╭──
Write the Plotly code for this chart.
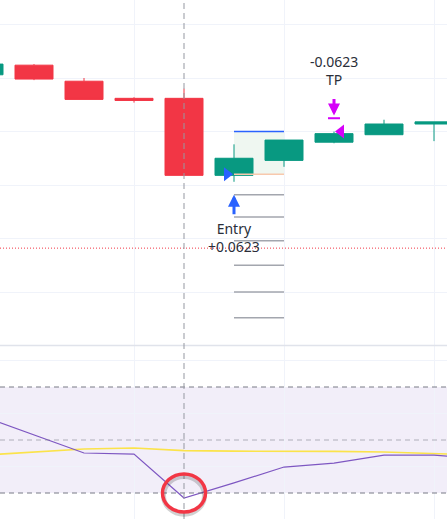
import plotly.graph_objects as go

# candles (bar index, OHLC)
bar_idx = [-1, 0, 1, 2, 3, 4, 5, 6, 7, 8]
opens = [63.53, 63.62, 63.47, 63.31, 63.31, 62.59, 62.73, 62.90, 62.97, 63.07]
highs = [63.64, 63.63, 63.50, 63.32, 63.40, 62.88, 62.92, 63.00, 63.11, 63.09]
lows = [63.52, 63.48, 63.30, 63.27, 62.59, 62.53, 62.67, 62.89, 62.97, 62.91]
closes = [63.63, 63.49, 63.30, 63.29, 62.59, 62.75, 62.92, 62.98, 63.07, 63.09]

# oscillator pane
osc_idx = [-1, 0, 1, 2, 3, 4, 5, 6, 7, 8, 9]
rsi = [58.7, 51.9, 45.1, 44.7, 28.1, 33.8, 39.8, 41.3, 44.3, 44.3, 42.8]
rsi_ma = [44.3, 45.5, 46.6, 47.0, 46.0, 45.8, 45.8, 45.7, 45.5, 45.1, 44.3]
rsi_bands = [70, 50, 30]

# trade
entry_bar = 4
exit_bar = 6
entry_price = 62.60
tp_price = 63.00
entry_arrow_price = 62.41
tp_arrow_price = 63.15
qty_text = "0.0623"
last_price = 61.91
ladder_levels = [62.41, 62.20, 61.98, 61.75, 61.50, 61.26]

GREEN = '#089981'
RED = '#f23645'
BLUE = '#2962ff'
MAGENTA = '#d500f9'
GRID = '#f0f3fa'
FONT = dict(family="Noto Sans, Open Sans, sans-serif", size=14, color='#2a2e39')

split = 1 - 345.5 / 519

fig = go.Figure()

fig.add_trace(go.Candlestick(
    x=bar_idx, open=opens, high=highs, low=lows, close=closes,
    increasing=dict(line=dict(color=GREEN, width=1), fillcolor=GREEN),
    decreasing=dict(line=dict(color=RED, width=1), fillcolor=RED),
    whiskerwidth=0, xaxis='x', yaxis='y', hoverinfo='skip'
))

# entry / exit markers
fig.add_trace(go.Scatter(
    x=[entry_bar - 0.14], y=[entry_price], mode='markers',
    marker=dict(symbol='triangle-right', size=12, color=BLUE),
    xaxis='x', yaxis='y', hoverinfo='skip'
))
fig.add_trace(go.Scatter(
    x=[exit_bar + 0.14], y=[tp_price], mode='markers',
    marker=dict(symbol='triangle-left', size=12, color=MAGENTA),
    xaxis='x', yaxis='y', hoverinfo='skip'
))

# oscillator lines
fig.add_trace(go.Scatter(
    x=osc_idx, y=rsi_ma, mode='lines', line=dict(color='#fbe34a', width=1.6),
    xaxis='x2', yaxis='y2', hoverinfo='skip'
))
fig.add_trace(go.Scatter(
    x=osc_idx, y=rsi, mode='lines', line=dict(color='#7e57c2', width=1.2),
    xaxis='x2', yaxis='y2', hoverinfo='skip'
))

shapes = []

# position box
shapes.append(dict(type='rect', xref='x', yref='y', x0=entry_bar, x1=entry_bar + 1,
                   y0=entry_price, y1=tp_price, fillcolor='#eff7f1',
                   line=dict(width=0), layer='below'))
for lv in ladder_levels:
    shapes.append(dict(type='line', xref='x', yref='y', x0=entry_bar, x1=entry_bar + 1,
                       y0=lv, y1=lv, line=dict(color='#a3a6ae', width=1.5)))
shapes.append(dict(type='line', xref='x', yref='y', x0=entry_bar, x1=entry_bar + 1,
                   y0=entry_price, y1=entry_price, line=dict(color='#f8c9ad', width=1.5)))
shapes.append(dict(type='line', xref='x', yref='y', x0=entry_bar, x1=entry_bar + 1,
                   y0=tp_price, y1=tp_price, line=dict(color=BLUE, width=1.5)))

# last price dotted line
shapes.append(dict(type='line', xref='paper', yref='y', x0=0, x1=1,
                   y0=last_price, y1=last_price,
                   line=dict(color=RED, width=1, dash='1px,2px')))

# TP marker bar under arrow
shapes.append(dict(type='line', xref='x', yref='y', x0=exit_bar - 0.12, x1=exit_bar + 0.12,
                   y0=tp_arrow_price - 0.026, y1=tp_arrow_price - 0.026,
                   line=dict(color=MAGENTA, width=2)))

# oscillator band
shapes.append(dict(type='rect', xref='paper', yref='y2', x0=0, x1=1,
                   y0=rsi_bands[2], y1=rsi_bands[0],
                   fillcolor='rgba(126,87,194,0.1)', line=dict(width=0), layer='below'))
for lv, col in zip(rsi_bands, ['#787b86', 'rgba(120,123,134,0.55)', '#787b86']):
    shapes.append(dict(type='line', xref='paper', yref='y2', x0=0, x1=1, y0=lv, y1=lv,
                       line=dict(color=col, width=1, dash='5px,4px')))

# pane separator
shapes.append(dict(type='line', xref='paper', yref='paper', x0=0, x1=1, y0=split, y1=split,
                   line=dict(color='#e0e3eb', width=1.5)))

# crosshair
low_bar = osc_idx[rsi.index(min(rsi))]
shapes.append(dict(type='line', xref='x', yref='paper', x0=low_bar, x1=low_bar, y0=0, y1=1,
                   line=dict(color='#9598a1', width=1, dash='6px,4px')))

# highlight circle around oscillator low
cy = min(rsi) + 1.9
shapes.append(dict(type='circle', xref='x2', yref='y2', x0=low_bar - 0.41, x1=low_bar + 0.41,
                   y0=cy - 8.0, y1=cy + 6.2, line=dict(color='rgba(0,0,0,0.18)', width=5)))
shapes.append(dict(type='circle', xref='x2', yref='y2', x0=low_bar - 0.43, x1=low_bar + 0.43,
                   y0=cy - 7.2, y1=cy + 7.2, line=dict(color=RED, width=3.5)))

annotations = [
    dict(x=entry_bar, y=entry_arrow_price, xref='x', yref='y', text='', showarrow=True,
         ax=0, ay=21, arrowhead=2, arrowsize=0.8, arrowwidth=3, arrowcolor=BLUE),
    dict(x=entry_bar, y=entry_arrow_price, xref='x', yref='y',
         text='Entry<br>+' + qty_text, showarrow=False, yanchor='middle', yshift=-43,
         font=FONT),
    dict(x=exit_bar, y=tp_arrow_price, xref='x', yref='y', text='', showarrow=True,
         ax=0, ay=-18, arrowhead=2, arrowsize=0.8, arrowwidth=3, arrowcolor=MAGENTA),
    dict(x=exit_bar, y=tp_arrow_price, xref='x', yref='y',
         text='-' + qty_text + '<br>TP', showarrow=False, yanchor='middle', yshift=45,
         font=FONT),
]

xaxis_common = dict(range=[-0.68, 8.26], showticklabels=False, showgrid=True,
                    gridcolor=GRID, gridwidth=1, tick0=-1, dtick=3, zeroline=False,
                    showline=False, fixedrange=True)

fig.update_layout(
    width=447, height=519,
    margin=dict(l=0, r=0, t=0, b=0),
    paper_bgcolor='white', plot_bgcolor='white',
    showlegend=False,
    boxgap=0.24, boxgroupgap=0,
    xaxis=dict(**xaxis_common, anchor='y', rangeslider=dict(visible=False)),
    yaxis=dict(domain=[split, 1], range=[61.0, 64.229], showticklabels=False,
               gridcolor=GRID, tick0=61.0, dtick=0.5, zeroline=False),
    xaxis2=dict(**xaxis_common, anchor='y2', matches='x'),
    yaxis2=dict(domain=[0, split], range=[20.19, 85.66], showticklabels=False,
                gridcolor=GRID, tick0=0, dtick=20, zeroline=False),
    shapes=shapes,
    annotations=annotations,
)

fig.write_html("out.html", config=dict(displayModeBar=False),
               post_script="document.body.style.margin='0px';document.body.style.overflow='hidden';")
╰──
Reproduce the full listing above verbatim, with no pictures included.

Write the Plotly code for this chart.
import plotly.graph_objects as go

# candles (bar index, OHLC)
bar_idx = [-1, 0, 1, 2, 3, 4, 5, 6, 7, 8]
opens = [63.53, 63.62, 63.47, 63.31, 63.31, 62.59, 62.73, 62.90, 62.97, 63.07]
highs = [63.64, 63.63, 63.50, 63.32, 63.40, 62.88, 62.92, 63.00, 63.11, 63.09]
lows = [63.52, 63.48, 63.30, 63.27, 62.59, 62.53, 62.67, 62.89, 62.97, 62.91]
closes = [63.63, 63.49, 63.30, 63.29, 62.59, 62.75, 62.92, 62.98, 63.07, 63.09]

# oscillator pane
osc_idx = [-1, 0, 1, 2, 3, 4, 5, 6, 7, 8, 9]
rsi = [58.7, 51.9, 45.1, 44.7, 28.1, 33.8, 39.8, 41.3, 44.3, 44.3, 42.8]
rsi_ma = [44.3, 45.5, 46.6, 47.0, 46.0, 45.8, 45.8, 45.7, 45.5, 45.1, 44.3]
rsi_bands = [70, 50, 30]

# trade
entry_bar = 4
exit_bar = 6
entry_price = 62.60
tp_price = 63.00
entry_arrow_price = 62.41
tp_arrow_price = 63.15
qty_text = "0.0623"
last_price = 61.91
ladder_levels = [62.41, 62.20, 61.98, 61.75, 61.50, 61.26]

GREEN = '#089981'
RED = '#f23645'
BLUE = '#2962ff'
MAGENTA = '#d500f9'
GRID = '#f0f3fa'
FONT = dict(family="Noto Sans, Open Sans, sans-serif", size=14, color='#2a2e39')

split = 1 - 345.5 / 519

fig = go.Figure()

fig.add_trace(go.Candlestick(
    x=bar_idx, open=opens, high=highs, low=lows, close=closes,
    increasing=dict(line=dict(color=GREEN, width=1), fillcolor=GREEN),
    decreasing=dict(line=dict(color=RED, width=1), fillcolor=RED),
    whiskerwidth=0, xaxis='x', yaxis='y', hoverinfo='skip'
))

# entry / exit markers
fig.add_trace(go.Scatter(
    x=[entry_bar - 0.14], y=[entry_price], mode='markers',
    marker=dict(symbol='triangle-right', size=12, color=BLUE),
    xaxis='x', yaxis='y', hoverinfo='skip'
))
fig.add_trace(go.Scatter(
    x=[exit_bar + 0.14], y=[tp_price], mode='markers',
    marker=dict(symbol='triangle-left', size=12, color=MAGENTA),
    xaxis='x', yaxis='y', hoverinfo='skip'
))

# oscillator lines
fig.add_trace(go.Scatter(
    x=osc_idx, y=rsi_ma, mode='lines', line=dict(color='#fbe34a', width=1.6),
    xaxis='x2', yaxis='y2', hoverinfo='skip'
))
fig.add_trace(go.Scatter(
    x=osc_idx, y=rsi, mode='lines', line=dict(color='#7e57c2', width=1.2),
    xaxis='x2', yaxis='y2', hoverinfo='skip'
))

shapes = []

# position box
shapes.append(dict(type='rect', xref='x', yref='y', x0=entry_bar, x1=entry_bar + 1,
                   y0=entry_price, y1=tp_price, fillcolor='#eff7f1',
                   line=dict(width=0), layer='below'))
for lv in ladder_levels:
    shapes.append(dict(type='line', xref='x', yref='y', x0=entry_bar, x1=entry_bar + 1,
                       y0=lv, y1=lv, line=dict(color='#a3a6ae', width=1.5)))
shapes.append(dict(type='line', xref='x', yref='y', x0=entry_bar, x1=entry_bar + 1,
                   y0=entry_price, y1=entry_price, line=dict(color='#f8c9ad', width=1.5)))
shapes.append(dict(type='line', xref='x', yref='y', x0=entry_bar, x1=entry_bar + 1,
                   y0=tp_price, y1=tp_price, line=dict(color=BLUE, width=1.5)))

# last price dotted line
shapes.append(dict(type='line', xref='paper', yref='y', x0=0, x1=1,
                   y0=last_price, y1=last_price,
                   line=dict(color=RED, width=1, dash='1px,2px')))

# TP marker bar under arrow
shapes.append(dict(type='line', xref='x', yref='y', x0=exit_bar - 0.12, x1=exit_bar + 0.12,
                   y0=tp_arrow_price - 0.026, y1=tp_arrow_price - 0.026,
                   line=dict(color=MAGENTA, width=2)))

# oscillator band
shapes.append(dict(type='rect', xref='paper', yref='y2', x0=0, x1=1,
                   y0=rsi_bands[2], y1=rsi_bands[0],
                   fillcolor='rgba(126,87,194,0.1)', line=dict(width=0), layer='below'))
for lv, col in zip(rsi_bands, ['#787b86', 'rgba(120,123,134,0.55)', '#787b86']):
    shapes.append(dict(type='line', xref='paper', yref='y2', x0=0, x1=1, y0=lv, y1=lv,
                       line=dict(color=col, width=1, dash='5px,4px')))

# pane separator
shapes.append(dict(type='line', xref='paper', yref='paper', x0=0, x1=1, y0=split, y1=split,
                   line=dict(color='#e0e3eb', width=1.5)))

# crosshair
low_bar = osc_idx[rsi.index(min(rsi))]
shapes.append(dict(type='line', xref='x', yref='paper', x0=low_bar, x1=low_bar, y0=0, y1=1,
                   line=dict(color='#9598a1', width=1, dash='6px,4px')))

# highlight circle around oscillator low
cy = min(rsi) + 1.9
shapes.append(dict(type='circle', xref='x2', yref='y2', x0=low_bar - 0.41, x1=low_bar + 0.41,
                   y0=cy - 8.0, y1=cy + 6.2, line=dict(color='rgba(0,0,0,0.18)', width=5)))
shapes.append(dict(type='circle', xref='x2', yref='y2', x0=low_bar - 0.43, x1=low_bar + 0.43,
                   y0=cy - 7.2, y1=cy + 7.2, line=dict(color=RED, width=3.5)))

annotations = [
    dict(x=entry_bar, y=entry_arrow_price, xref='x', yref='y', text='', showarrow=True,
         ax=0, ay=21, arrowhead=2, arrowsize=0.8, arrowwidth=3, arrowcolor=BLUE),
    dict(x=entry_bar, y=entry_arrow_price, xref='x', yref='y',
         text='Entry<br>+' + qty_text, showarrow=False, yanchor='middle', yshift=-43,
         font=FONT),
    dict(x=exit_bar, y=tp_arrow_price, xref='x', yref='y', text='', showarrow=True,
         ax=0, ay=-18, arrowhead=2, arrowsize=0.8, arrowwidth=3, arrowcolor=MAGENTA),
    dict(x=exit_bar, y=tp_arrow_price, xref='x', yref='y',
         text='-' + qty_text + '<br>TP', showarrow=False, yanchor='middle', yshift=45,
         font=FONT),
]

xaxis_common = dict(range=[-0.68, 8.26], showticklabels=False, showgrid=True,
                    gridcolor=GRID, gridwidth=1, tick0=-1, dtick=3, zeroline=False,
                    showline=False, fixedrange=True)

fig.update_layout(
    width=447, height=519,
    margin=dict(l=0, r=0, t=0, b=0),
    paper_bgcolor='white', plot_bgcolor='white',
    showlegend=False,
    boxgap=0.24, boxgroupgap=0,
    xaxis=dict(**xaxis_common, anchor='y', rangeslider=dict(visible=False)),
    yaxis=dict(domain=[split, 1], range=[61.0, 64.229], showticklabels=False,
               gridcolor=GRID, tick0=61.0, dtick=0.5, zeroline=False),
    xaxis2=dict(**xaxis_common, anchor='y2', matches='x'),
    yaxis2=dict(domain=[0, split], range=[20.19, 85.66], showticklabels=False,
                gridcolor=GRID, tick0=0, dtick=20, zeroline=False),
    shapes=shapes,
    annotations=annotations,
)

fig.write_html("out.html", config=dict(displayModeBar=False),
               post_script="document.body.style.margin='0px';document.body.style.overflow='hidden';")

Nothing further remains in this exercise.